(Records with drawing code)
● ● ● ● ●

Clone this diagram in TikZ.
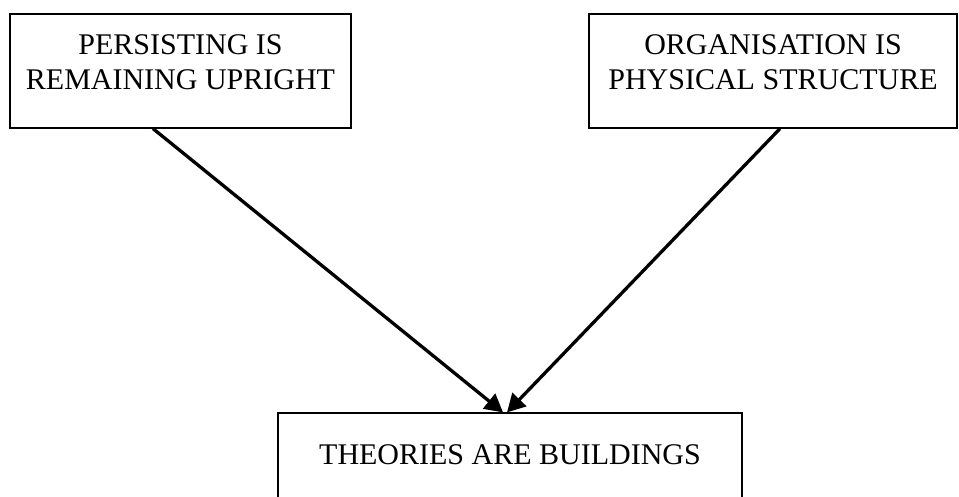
\documentclass[tikz,border=0pt]{standalone}
\usepackage{fontspec}
\setmainfont{Liberation Serif}
\usetikzlibrary{arrows.meta}

\tikzset{
  metaphor/.style={draw, rectangle, line width=1.2pt, align=center, inner sep=0pt,
    font=\fontsize{30}{35}\selectfont},
  link/.style={line width=3.3pt, -{Triangle[length=18pt,width=19pt]}, shorten >=0pt}
}

\begin{document}
\begin{tikzpicture}[x=1pt,y=-1pt]
  % \draw[step=50,thin,gray!40] (0,0) grid (959,496);
  \useasboundingbox (0,0) rectangle (959,496);

  \node[metaphor, minimum width=341pt, minimum height=114pt, text depth=17pt] (persistNode) at (180.5,71) {PERSISTING IS\\REMAINING UPRIGHT};
  \node[metaphor, minimum width=368pt, minimum height=114pt, text depth=17pt] (organiseNode) at (773,71) {ORGANISATION IS\\PHYSICAL STRUCTURE};
  \node[metaphor, minimum width=464pt, minimum height=90pt, text depth=6pt] (theoriesNode) at (510,458) {THEORIES ARE BUILDINGS};

  \draw[link] ([xshift=-27.5pt]persistNode.south) -- ([xshift=-7pt]theoriesNode.north);
  \draw[link] ([xshift=7pt]organiseNode.south) -- ([xshift=-3pt]theoriesNode.north);
\end{tikzpicture}
\end{document}
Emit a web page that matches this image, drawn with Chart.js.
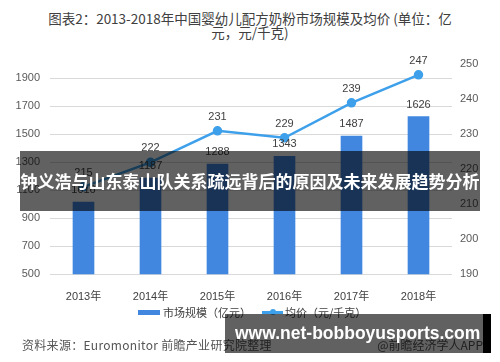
<!DOCTYPE html>
<html>
<head>
<meta charset="utf-8">
<script src="https://cdn.jsdelivr.net/npm/chart.js@4"></script>
<style>
  html, body { margin: 0; padding: 0; background: #fff; }
  body { width: 500px; height: 362px; position: relative; overflow: hidden; font-family: "Noto Sans CJK SC", "Liberation Sans", sans-serif; }
  #wrap { position: absolute; left: 0; top: 0; width: 500px; height: 362px; }
  .title { position: absolute; left: 0; top: 11px; width: 500px; text-align: center; font-size: 13.5px; line-height: 14px; color: #404040; }
  .legend { position: absolute; top: 304px; font-size: 11px; color: #404040; line-height: 16px; }
  .sw-bar { position: absolute; top: 6px; width: 22px; height: 5px; background: #4187df; }
  .sw-line { position: absolute; top: 7px; width: 21px; height: 2.5px; background: #3ea0ea; }
  .sw-dot { position: absolute; top: 5px; width: 6px; height: 6px; border-radius: 50%; background: #3ea0ea; }
  .source { position: absolute; left: 22px; top: 336px; font-size: 12px; color: #555; letter-spacing: 0.3px; }
  .app { position: absolute; right: 17px; top: 336px; font-size: 12px; color: #555; }
  .band { position: absolute; left: 20px; top: 151px; width: 460px; height: 60px; background: rgba(0,0,0,0.62); color: #fff; font-weight: bold; font-size: 17px; line-height: 60px; text-align: center; white-space: nowrap; }
  .site { position: absolute; left: 225px; top: 314px; width: 258px; height: 39px; background: rgba(0,0,0,0.62); }
  .site-end { position: absolute; left: 483px; top: 314px; width: 8px; height: 39px; background: #000; }
  .site-text { position: absolute; left: 235px; top: 314px; height: 39px; line-height: 39px; color: #fff; font-weight: bold; font-size: 17.5px; font-family: "Liberation Sans", sans-serif; white-space: nowrap; }
</style>
</head>
<body>
<div class="title">图表2：2013-2018年中国婴幼儿配方奶粉市场规模及均价 (单位：亿<br>元，元/千克)</div>
<div id="wrap"><canvas id="chart" width="500" height="362"></canvas></div>
<div class="legend" style="left:138px;"><span class="sw-bar" style="left:0"></span><span style="margin-left:25px">市场规模（亿元）</span></div>
<div class="legend" style="left:262px;"><span class="sw-line" style="left:0"></span><span class="sw-dot" style="left:8px"></span><span style="margin-left:23px">均价（元/千克）</span></div>
<div class="source">资料来源：Euromonitor 前瞻产业研究院整理</div>
<div class="app">@前瞻经济学人APP</div>
<div class="band">钟义浩与山东泰山队关系疏远背后的原因及未来发展趋势分析</div>
<div class="site"></div>
<div class="site-end"></div>
<div class="site-text">www.net-bobboyusports.com</div>
<script>
const years = ["2013年", "2014年", "2015年", "2016年", "2017年", "2018年"];
const marketSize = [1016, 1187, 1288, 1343, 1487, 1626];
const avgPrice = [215, 222, 231, 229, 239, 247];
const sizeTicks = [500, 700, 900, 1100, 1300, 1500, 1700, 1900];
const priceTicks = [190, 200, 210, 220, 230, 240, 250];

const barColor = "#4187df";
const lineColor = "#3ea0ea";

// value labels above bars and points
const valueLabels = {
  id: "valueLabels",
  afterDatasetsDraw(chart) {
    const ctx = chart.ctx;
    ctx.save();
    ctx.font = "11px 'Liberation Sans', sans-serif";
    ctx.fillStyle = "#404040";
    ctx.textAlign = "center";
    ctx.textBaseline = "middle";
    chart.data.datasets.forEach((ds, i) => {
      const meta = chart.getDatasetMeta(i);
      meta.data.forEach((el, j) => {
        const off = ds.type === "line" ? 14 : 12;
        ctx.fillText(ds.data[j], el.x, el.y - off);
      });
    });
    ctx.restore();
  }
};

new Chart(document.getElementById("chart"), {
  data: {
    labels: years,
    datasets: [
      {
        type: "line",
        label: "均价（元/千克）",
        data: avgPrice,
        yAxisID: "yRight",
        borderColor: lineColor,
        backgroundColor: lineColor,
        borderWidth: 2.5,
        pointRadius: 3.5,
        pointBackgroundColor: lineColor,
        tension: 0,
        order: 0
      },
      {
        type: "bar",
        label: "市场规模（亿元）",
        data: marketSize,
        yAxisID: "y",
        backgroundColor: barColor,
        barThickness: 21,
        order: 1
      }
    ]
  },
  options: {
    responsive: false,
    animation: false,
    layout: { padding: { top: 64.3, bottom: 57.7, left: 0, right: 0 } },
    plugins: { legend: { display: false }, tooltip: { enabled: false } },
    scales: {
      x: {
        grid: { display: false },
        border: { display: false },
        ticks: { color: "#404040", font: { size: 11, family: "'Liberation Sans', 'Noto Sans CJK SC', sans-serif" }, padding: 8 },
        afterFit(scale) { scale.height = 30; }
      },
      y: {
        position: "left",
        min: 500,
        max: 2000,
        grid: { color: "#d9d9d9", drawTicks: false },
        border: { display: false },
        afterBuildTicks(scale) { scale.ticks = sizeTicks.map(v => ({ value: v })); },
        ticks: { color: "#595959", padding: 10, font: { size: 11, family: "'Liberation Sans', sans-serif" }, callback: v => String(v) },
        afterFit(scale) { scale.width = 50; }
      },
      yRight: {
        position: "right",
        min: 190,
        max: 250,
        grid: { display: false, drawTicks: false },
        border: { display: false },
        afterBuildTicks(scale) { scale.ticks = priceTicks.map(v => ({ value: v })); },
        ticks: { color: "#595959", padding: 8, font: { size: 11, family: "'Liberation Sans', sans-serif" }, callback: v => String(v) },
        afterFit(scale) { scale.width = 48; }
      }
    }
  },
  plugins: [valueLabels]
});
</script>
</body>
</html>
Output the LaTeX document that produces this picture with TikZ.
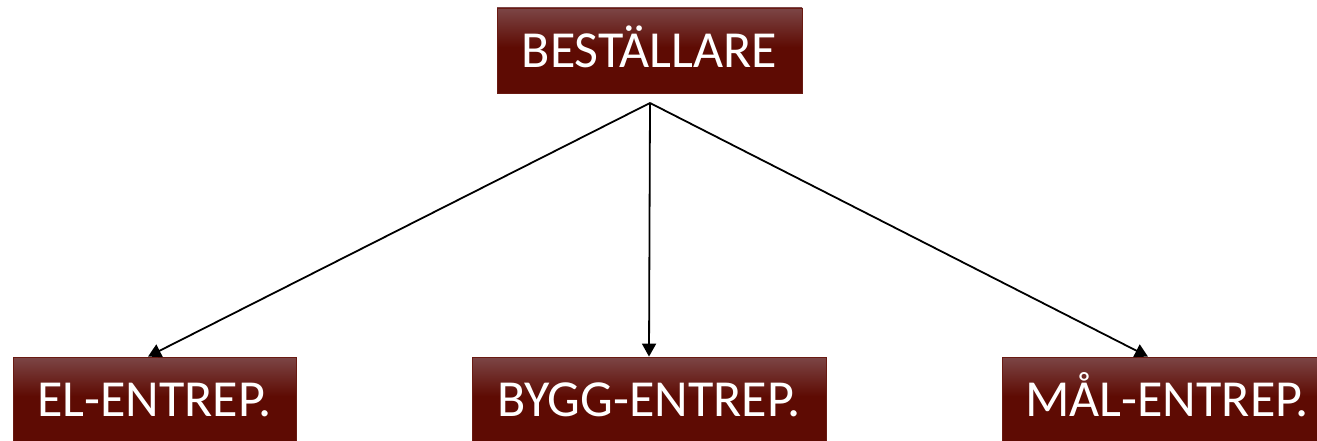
\documentclass[tikz,border=0pt]{standalone}
\usepackage{fontspec}
\setmainfont{Carlito}
\usetikzlibrary{arrows.meta}
\definecolor{boxlight}{HTML}{7C4646}
\definecolor{boxdark}{HTML}{5E0B03}
\definecolor{boxedge}{HTML}{6A1A12}
\pgfdeclareverticalshading{boxshade}{100bp}{color(0bp)=(boxdark); color(52bp)=(boxdark); color(75bp)=(boxlight); color(100bp)=(boxlight)}
\tikzset{
  rolebox/.style={draw=boxedge, line width=0.8pt, shading=boxshade, minimum height=85pt, inner sep=0pt,
    text height=33.5pt, text depth=0pt,
    text=white, font=\fontsize{52}{62}\selectfont},
  link/.style={draw=black, line width=1.8pt, -{Triangle[length=13pt,width=14pt]}}
}
\begin{document}
\begin{tikzpicture}[x=1pt,y=1pt]
\useasboundingbox (0,0) rectangle (1317,440);
\node[rolebox, minimum width=305pt] (best) at (649.5,389.5) {BESTÄLLARE};
\node[rolebox, minimum width=283pt] (el) at (154.5,40.5) {EL-ENTREP.};
\node[rolebox, minimum width=354pt] (bygg) at (649,40.5) {BYGG-ENTREP.};
\node[rolebox, minimum width=330pt] (mal) at (1167,40.5) {MÅL-ENTREP.};
\coordinate (hub) at (650,337);
\draw[link] (hub) -- ([xshift=-6.5pt]el.north);
\draw[link] (hub) -- (bygg.north);
\draw[link] (hub) -- ([xshift=-19pt]mal.north);
\end{tikzpicture}
\end{document}
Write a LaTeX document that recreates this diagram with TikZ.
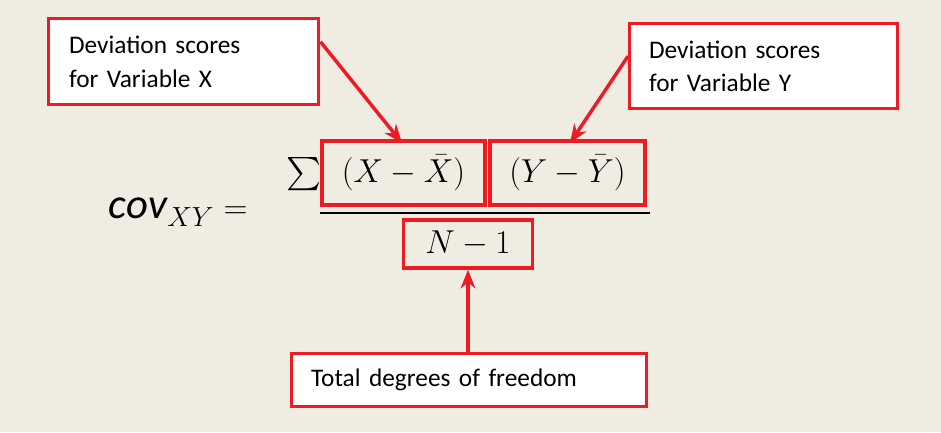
\documentclass[tikz,border=0pt]{standalone}
\usepackage{fontspec}
\setmainfont{Carlito}
\usepackage{amsmath}
\usetikzlibrary{arrows.meta}
\definecolor{boxred}{RGB}{237,28,36}
\definecolor{paper}{RGB}{239,236,226}
\tikzset{every picture/.style={line width=0.75pt}}
\tikzset{
  labelbox/.style={draw=boxred,line width=2.6pt,fill=white,anchor=north west,inner sep=0pt,align=left,font=\fontsize{19}{25}\selectfont},
  termbox/.style={draw=boxred,line width=2.6pt,inner sep=0pt},
  callout/.style={draw=boxred,line width=2.6pt,-{Stealth[length=14pt,width=11pt]}},
  bigmath/.style={font=\fontsize{32}{38}\selectfont,inner sep=0pt}
}
\begin{document}
\begin{tikzpicture}[x=0.75pt,y=0.75pt,yscale=-1,xscale=1]
\fill[paper] (0,0) rectangle (941,432);
\useasboundingbox (0,0) rectangle (941,432);

% Label boxes
\node[labelbox,minimum width=202.5pt,minimum height=64.5pt,text width=190pt] (labx) at (47,17) {\hspace*{9pt}Deviation scores\\\hspace*{9pt}for Variable X};
\node[labelbox,minimum width=201pt,minimum height=63.75pt,text width=190pt] (laby) at (628,22) {\hspace*{9pt}Deviation scores\\\hspace*{9pt}for Variable Y};
\node[labelbox,minimum width=266pt,minimum height=39.75pt,text width=255pt] (labn) at (290,352) {\hspace*{9pt}Total degrees of freedom};

% Formula
\node[bigmath,anchor=east] (cov) at (248,212) {$\mathit{cov}_{XY} =$};
\node[bigmath,anchor=east] (sum) at (322,174) {$\sum$};
\node[termbox,minimum width=122pt,minimum height=48pt] (tx) at (403.5,173) {\fontsize{32}{38}\selectfont$(X-\bar{X})$};
\node[termbox,minimum width=116pt,minimum height=48pt] (ty) at (567.5,173) {\fontsize{32}{38}\selectfont$(Y-\bar{Y})$};
\node[termbox,minimum width=97pt,minimum height=36pt] (nm) at (468,244) {\fontsize{32}{38}\selectfont$N-1$};
\coordinate (barl) at (320,213);
\coordinate (barr) at (650,213);
\draw[line width=1.2pt] (barl) -- (barr);

% Callouts
\draw[callout] (labx.east) ++(0,-20) coordinate (ax) -- (402,143);
\draw[callout] (laby.west) ++(0,-10) coordinate (ay) -- (570,143);
\draw[callout] (labn.north -| nm.south) -- (nm.south);
\end{tikzpicture}
\end{document}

● ● ● ● ●

SHORT EXERCISE
Among the entries above, locate the line with "Write a LaTeX" and the line with "width=266pt,minimum height=39.75pt,text width=255pt]". Give those two lines and all lines between them again, exactly, leaving out the pictures.

RESPONSE FOR THIS EXERCISE
Write a LaTeX document that recreates this diagram with TikZ.
\documentclass[tikz,border=0pt]{standalone}
\usepackage{fontspec}
\setmainfont{Carlito}
\usepackage{amsmath}
\usetikzlibrary{arrows.meta}
\definecolor{boxred}{RGB}{237,28,36}
\definecolor{paper}{RGB}{239,236,226}
\tikzset{every picture/.style={line width=0.75pt}}
\tikzset{
  labelbox/.style={draw=boxred,line width=2.6pt,fill=white,anchor=north west,inner sep=0pt,align=left,font=\fontsize{19}{25}\selectfont},
  termbox/.style={draw=boxred,line width=2.6pt,inner sep=0pt},
  callout/.style={draw=boxred,line width=2.6pt,-{Stealth[length=14pt,width=11pt]}},
  bigmath/.style={font=\fontsize{32}{38}\selectfont,inner sep=0pt}
}
\begin{document}
\begin{tikzpicture}[x=0.75pt,y=0.75pt,yscale=-1,xscale=1]
\fill[paper] (0,0) rectangle (941,432);
\useasboundingbox (0,0) rectangle (941,432);

% Label boxes
\node[labelbox,minimum width=202.5pt,minimum height=64.5pt,text width=190pt] (labx) at (47,17) {\hspace*{9pt}Deviation scores\\\hspace*{9pt}for Variable X};
\node[labelbox,minimum width=201pt,minimum height=63.75pt,text width=190pt] (laby) at (628,22) {\hspace*{9pt}Deviation scores\\\hspace*{9pt}for Variable Y};
\node[labelbox,minimum width=266pt,minimum height=39.75pt,text width=255pt] (labn) at (290,352) {\hspace*{9pt}Total degrees of freedom};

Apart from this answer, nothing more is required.